(Entries with chart source code)
-- START --
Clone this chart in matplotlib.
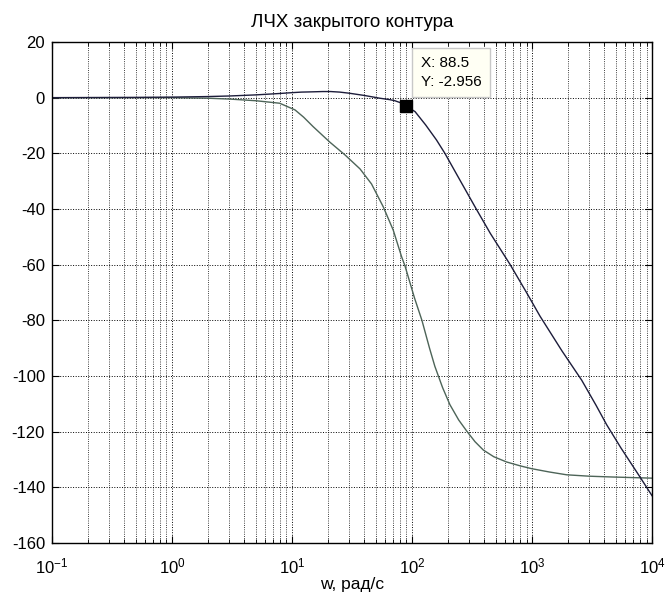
import matplotlib
matplotlib.use("Agg")
from matplotlib import pyplot as plt
from matplotlib.ticker import LogLocator, NullFormatter

plt.rcParams['font.family'] = ['Liberation Sans', 'DejaVu Sans']
plt.rcParams['mathtext.default'] = 'regular'
plt.rcParams['axes.unicode_minus'] = False

# closed-loop magnitude, dB
w_mag = [0.1, 0.5, 1, 2, 3, 5, 7.9, 10, 12, 15, 18, 21, 25, 30, 40, 54, 65, 72, 80, 88.5,
         106, 130, 160, 188, 250, 341, 450, 656, 900, 1166, 1778, 2594, 3415, 4188,
         5500, 7943, 10000]
mag_db = [0.0, 0.1, 0.2, 0.4, 0.6, 1.0, 1.5, 1.8, 2.0, 2.1, 2.2, 2.2, 2.0, 1.6, 0.8, -0.2,
          -0.7, -1.1, -1.8, -2.956, -5.0, -9.8, -15.2, -20.0, -29.5, -39.8, -48.8, -59.9,
          -70.0, -78.5, -91.0, -101.5, -110.5, -117.5, -125.8, -136.3, -143.0]

# second curve
w_2 = [0.1, 1, 2, 3, 5, 7.9, 10.6, 12.5, 15, 20.7, 27.7, 36.9, 46, 57.6, 69.8, 82, 87.5,
       105, 121, 140, 155, 180, 207, 245, 286, 335, 393, 480, 615, 800, 994, 1400,
       1946, 3000, 4760, 10000]
db_2 = [0.0, 0.0, -0.2, -0.5, -1.1, -2.0, -4.4, -7.0, -10.4, -16.0, -20.6, -25.6, -31.0,
        -39.2, -47.6, -57.2, -60.5, -72.0, -80.0, -90.0, -96.5, -104.2, -110.3, -115.8,
        -119.8, -123.6, -126.6, -129.0, -130.9, -132.3, -133.3, -134.5, -135.5, -136.0,
        -136.3, -136.7]

tip_w, tip_db = 88.5, -2.956

fig = plt.figure(figsize=(6.66, 6.0), dpi=100)
ax = fig.add_axes([0.078, 0.095, 0.901, 0.835])

ax.semilogx(w_2, db_2, color='#4d6458', linewidth=1.0)
ax.semilogx(w_mag, mag_db, color='#1c1c3a', linewidth=1.0)
ax.plot([tip_w], [tip_db], marker='s', markersize=8, color='black', linestyle='none')

ax.annotate(f"X: {tip_w}\nY: {tip_db}", xy=(tip_w, tip_db), xytext=(15, 17),
            textcoords='offset pixels', ha='left', va='bottom', fontsize=11,
            linespacing=1.4,
            bbox=dict(boxstyle='square,pad=0.55', facecolor='#fffff4', edgecolor='#c8c8c8'))

ax.set_xlim(0.1, 1e4)
ax.set_ylim(-160, 20)
ax.set_yticks(range(-160, 21, 20))
ax.xaxis.set_major_locator(LogLocator(base=10, numticks=10))
ax.xaxis.set_minor_locator(LogLocator(base=10, subs=range(2, 10), numticks=100))
ax.xaxis.set_minor_formatter(NullFormatter())

ax.grid(True, which='major', axis='both', linestyle=':', color='black', linewidth=0.7)
ax.grid(True, which='minor', axis='x', linestyle=':', color='black', linewidth=0.6)
ax.tick_params(which='both', direction='in', top=True, right=True, labelsize=12)
ax.tick_params(which='major', length=5)
ax.tick_params(axis='y', which='major', pad=5)
ax.tick_params(axis='x', which='major', pad=10)
ax.tick_params(which='minor', length=3)
for s in ax.spines.values():
    s.set_linewidth(1.0)

ax.set_title("ЛЧХ закрытого контура", fontsize=13.5, pad=11)
ax.set_xlabel("w, рад/с", fontsize=12.5, labelpad=0)

fig.savefig("out.png", dpi=100, facecolor='white')
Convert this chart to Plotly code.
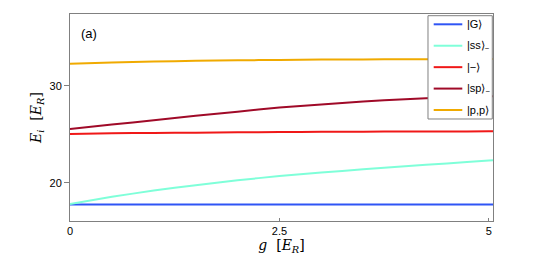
-- END --
- Instruction: Repeat the lines from where the entries begin to the line with "ax = fig.add_axes([0.078, 0.095, 0.901, 0.835])", both included. Any picture is left out.

- The output:
Clone this chart in matplotlib.
import matplotlib
matplotlib.use("Agg")
from matplotlib import pyplot as plt
from matplotlib.ticker import LogLocator, NullFormatter

plt.rcParams['font.family'] = ['Liberation Sans', 'DejaVu Sans']
plt.rcParams['mathtext.default'] = 'regular'
plt.rcParams['axes.unicode_minus'] = False

# closed-loop magnitude, dB
w_mag = [0.1, 0.5, 1, 2, 3, 5, 7.9, 10, 12, 15, 18, 21, 25, 30, 40, 54, 65, 72, 80, 88.5,
         106, 130, 160, 188, 250, 341, 450, 656, 900, 1166, 1778, 2594, 3415, 4188,
         5500, 7943, 10000]
mag_db = [0.0, 0.1, 0.2, 0.4, 0.6, 1.0, 1.5, 1.8, 2.0, 2.1, 2.2, 2.2, 2.0, 1.6, 0.8, -0.2,
          -0.7, -1.1, -1.8, -2.956, -5.0, -9.8, -15.2, -20.0, -29.5, -39.8, -48.8, -59.9,
          -70.0, -78.5, -91.0, -101.5, -110.5, -117.5, -125.8, -136.3, -143.0]

# second curve
w_2 = [0.1, 1, 2, 3, 5, 7.9, 10.6, 12.5, 15, 20.7, 27.7, 36.9, 46, 57.6, 69.8, 82, 87.5,
       105, 121, 140, 155, 180, 207, 245, 286, 335, 393, 480, 615, 800, 994, 1400,
       1946, 3000, 4760, 10000]
db_2 = [0.0, 0.0, -0.2, -0.5, -1.1, -2.0, -4.4, -7.0, -10.4, -16.0, -20.6, -25.6, -31.0,
        -39.2, -47.6, -57.2, -60.5, -72.0, -80.0, -90.0, -96.5, -104.2, -110.3, -115.8,
        -119.8, -123.6, -126.6, -129.0, -130.9, -132.3, -133.3, -134.5, -135.5, -136.0,
        -136.3, -136.7]

tip_w, tip_db = 88.5, -2.956

fig = plt.figure(figsize=(6.66, 6.0), dpi=100)
ax = fig.add_axes([0.078, 0.095, 0.901, 0.835])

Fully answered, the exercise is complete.